** COLLECTED DATA **
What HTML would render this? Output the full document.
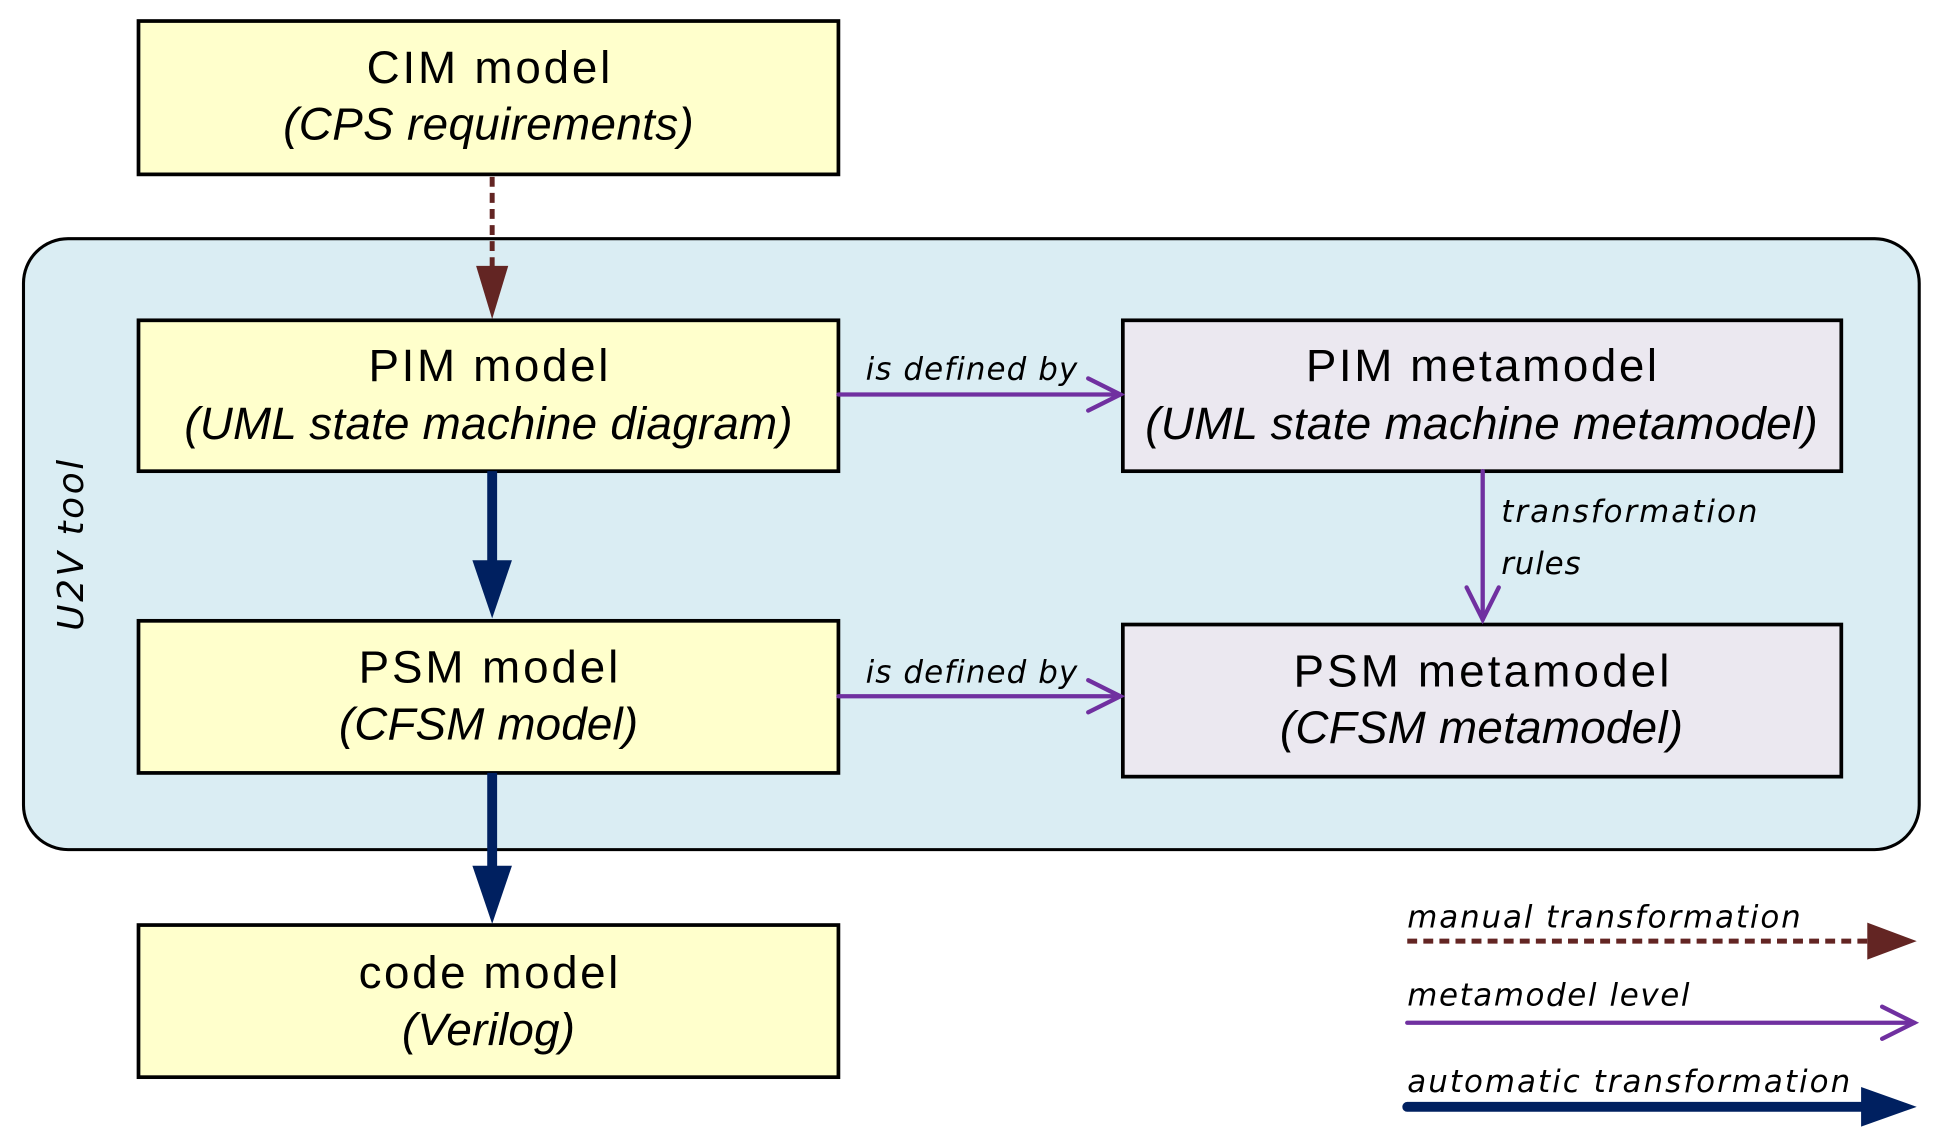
<!DOCTYPE html>
<html><head><meta charset="utf-8"><style>
html,body{margin:0;padding:0;background:#fff;width:1939px;height:1139px;overflow:hidden}
svg{display:block}
.t{font-family:"Liberation Sans",sans-serif;font-size:37px;fill:#000;text-anchor:middle}
.i{font-style:italic}
.s{font-family:"DejaVu Sans","Liberation Sans",sans-serif;font-style:italic;font-size:25px;fill:#000;letter-spacing:1.8px}
</style></head><body>
<svg width="1939" height="1139" viewBox="0 0 1568 921" preserveAspectRatio="none">
<rect x="19" y="193" width="1533" height="494" rx="36" fill="#daedf3" stroke="#000" stroke-width="2.5"/>
<g stroke="#000" stroke-width="3">
<rect x="112" y="17" width="566" height="124" fill="#ffffcc"/>
<rect x="112" y="259" width="566" height="122" fill="#ffffcc"/>
<rect x="112" y="502" width="566" height="123" fill="#ffffcc"/>
<rect x="112" y="748" width="566" height="123" fill="#ffffcc"/>
<rect x="908" y="259" width="581" height="122" fill="#ebe8f0"/>
<rect x="908" y="505" width="581" height="123" fill="#ebe8f0"/>
</g>
<text class="t" x="395" y="67" textLength="197">CIM model</text>
<text class="t i" x="395" y="113" textLength="332">(CPS requirements)</text>
<text class="t" x="395" y="308" textLength="194">PIM model</text>
<text class="t i" x="395" y="355" textLength="492">(UML state machine diagram)</text>
<text class="t" x="395" y="552" textLength="210">PSM model</text>
<text class="t i" x="395" y="598" textLength="242">(CFSM model)</text>
<text class="t" x="395" y="799" textLength="210">code model</text>
<text class="t i" x="395" y="845" textLength="140">(Verilog)</text>
<text class="t" x="1198" y="308" textLength="284">PIM metamodel</text>
<text class="t i" x="1198" y="355" textLength="544">(UML state machine metamodel)</text>
<text class="t" x="1198" y="555" textLength="304">PSM metamodel</text>
<text class="t i" x="1198" y="601" textLength="326">(CFSM metamodel)</text>
<line x1="398" y1="143" x2="398" y2="218" stroke="#632523" stroke-width="4" stroke-dasharray="8,5"/>
<polygon points="385,215 411,215 398,258" fill="#632523"/>
<line x1="398" y1="381" x2="398" y2="455" stroke="#002060" stroke-width="8"/>
<polygon points="382,453 414,453 398,500" fill="#002060"/>
<line x1="398" y1="625" x2="398" y2="702" stroke="#002060" stroke-width="8"/>
<polygon points="382,700 414,700 398,747" fill="#002060"/>
<g stroke="#7030a0" stroke-width="3.5" fill="none" stroke-linecap="round">
<line x1="678" y1="319" x2="906" y2="319"/><polyline points="880,306 906,319 880,332"/>
<line x1="678" y1="563" x2="906" y2="563"/><polyline points="880,550 906,563 880,576"/>
<line x1="1199" y1="381" x2="1199" y2="501"/><polyline points="1186,475 1199,501 1212,475"/>
<line x1="1138" y1="827" x2="1548" y2="827"/><polyline points="1522,814 1548,827 1522,840"/>
</g>
<text class="s" x="700" y="307" textLength="173">is defined by</text>
<text class="s" x="700" y="552" textLength="173">is defined by</text>
<text class="s" x="1214" y="422" textLength="209">transformation</text>
<text class="s" x="1214" y="464" textLength="66">rules</text>
<text class="s" x="1138" y="750" textLength="320">manual transformation</text>
<text class="s" x="1138" y="813" textLength="230">metamodel level</text>
<text class="s" x="1138" y="883" textLength="360">automatic transformation</text>
<text class="s" transform="translate(67,440) rotate(-90)" text-anchor="middle" style="font-size:29px" textLength="140">U2V tool</text>
<line x1="1138" y1="761" x2="1512" y2="761" stroke="#632523" stroke-width="4" stroke-dasharray="8,5"/>
<polygon points="1510,746 1550,761 1510,776" fill="#632523"/>
<line x1="1138" y1="895" x2="1510" y2="895" stroke="#002060" stroke-width="8" stroke-linecap="round"/>
<polygon points="1505,879 1550,895 1505,911" fill="#002060"/>
</svg>
</body></html>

** PROBLEM STATEMENT **
Copy each line in full and exactly, omitting any picture.

** SOLUTION **
What HTML would render this? Output the full document.
<!DOCTYPE html>
<html><head><meta charset="utf-8"><style>
html,body{margin:0;padding:0;background:#fff;width:1939px;height:1139px;overflow:hidden}
svg{display:block}
.t{font-family:"Liberation Sans",sans-serif;font-size:37px;fill:#000;text-anchor:middle}
.i{font-style:italic}
.s{font-family:"DejaVu Sans","Liberation Sans",sans-serif;font-style:italic;font-size:25px;fill:#000;letter-spacing:1.8px}
</style></head><body>
<svg width="1939" height="1139" viewBox="0 0 1568 921" preserveAspectRatio="none">
<rect x="19" y="193" width="1533" height="494" rx="36" fill="#daedf3" stroke="#000" stroke-width="2.5"/>
<g stroke="#000" stroke-width="3">
<rect x="112" y="17" width="566" height="124" fill="#ffffcc"/>
<rect x="112" y="259" width="566" height="122" fill="#ffffcc"/>
<rect x="112" y="502" width="566" height="123" fill="#ffffcc"/>
<rect x="112" y="748" width="566" height="123" fill="#ffffcc"/>
<rect x="908" y="259" width="581" height="122" fill="#ebe8f0"/>
<rect x="908" y="505" width="581" height="123" fill="#ebe8f0"/>
</g>
<text class="t" x="395" y="67" textLength="197">CIM model</text>
<text class="t i" x="395" y="113" textLength="332">(CPS requirements)</text>
<text class="t" x="395" y="308" textLength="194">PIM model</text>
<text class="t i" x="395" y="355" textLength="492">(UML state machine diagram)</text>
<text class="t" x="395" y="552" textLength="210">PSM model</text>
<text class="t i" x="395" y="598" textLength="242">(CFSM model)</text>
<text class="t" x="395" y="799" textLength="210">code model</text>
<text class="t i" x="395" y="845" textLength="140">(Verilog)</text>
<text class="t" x="1198" y="308" textLength="284">PIM metamodel</text>
<text class="t i" x="1198" y="355" textLength="544">(UML state machine metamodel)</text>
<text class="t" x="1198" y="555" textLength="304">PSM metamodel</text>
<text class="t i" x="1198" y="601" textLength="326">(CFSM metamodel)</text>
<line x1="398" y1="143" x2="398" y2="218" stroke="#632523" stroke-width="4" stroke-dasharray="8,5"/>
<polygon points="385,215 411,215 398,258" fill="#632523"/>
<line x1="398" y1="381" x2="398" y2="455" stroke="#002060" stroke-width="8"/>
<polygon points="382,453 414,453 398,500" fill="#002060"/>
<line x1="398" y1="625" x2="398" y2="702" stroke="#002060" stroke-width="8"/>
<polygon points="382,700 414,700 398,747" fill="#002060"/>
<g stroke="#7030a0" stroke-width="3.5" fill="none" stroke-linecap="round">
<line x1="678" y1="319" x2="906" y2="319"/><polyline points="880,306 906,319 880,332"/>
<line x1="678" y1="563" x2="906" y2="563"/><polyline points="880,550 906,563 880,576"/>
<line x1="1199" y1="381" x2="1199" y2="501"/><polyline points="1186,475 1199,501 1212,475"/>
<line x1="1138" y1="827" x2="1548" y2="827"/><polyline points="1522,814 1548,827 1522,840"/>
</g>
<text class="s" x="700" y="307" textLength="173">is defined by</text>
<text class="s" x="700" y="552" textLength="173">is defined by</text>
<text class="s" x="1214" y="422" textLength="209">transformation</text>
<text class="s" x="1214" y="464" textLength="66">rules</text>
<text class="s" x="1138" y="750" textLength="320">manual transformation</text>
<text class="s" x="1138" y="813" textLength="230">metamodel level</text>
<text class="s" x="1138" y="883" textLength="360">automatic transformation</text>
<text class="s" transform="translate(67,440) rotate(-90)" text-anchor="middle" style="font-size:29px" textLength="140">U2V tool</text>
<line x1="1138" y1="761" x2="1512" y2="761" stroke="#632523" stroke-width="4" stroke-dasharray="8,5"/>
<polygon points="1510,746 1550,761 1510,776" fill="#632523"/>
<line x1="1138" y1="895" x2="1510" y2="895" stroke="#002060" stroke-width="8" stroke-linecap="round"/>
<polygon points="1505,879 1550,895 1505,911" fill="#002060"/>
</svg>
</body></html>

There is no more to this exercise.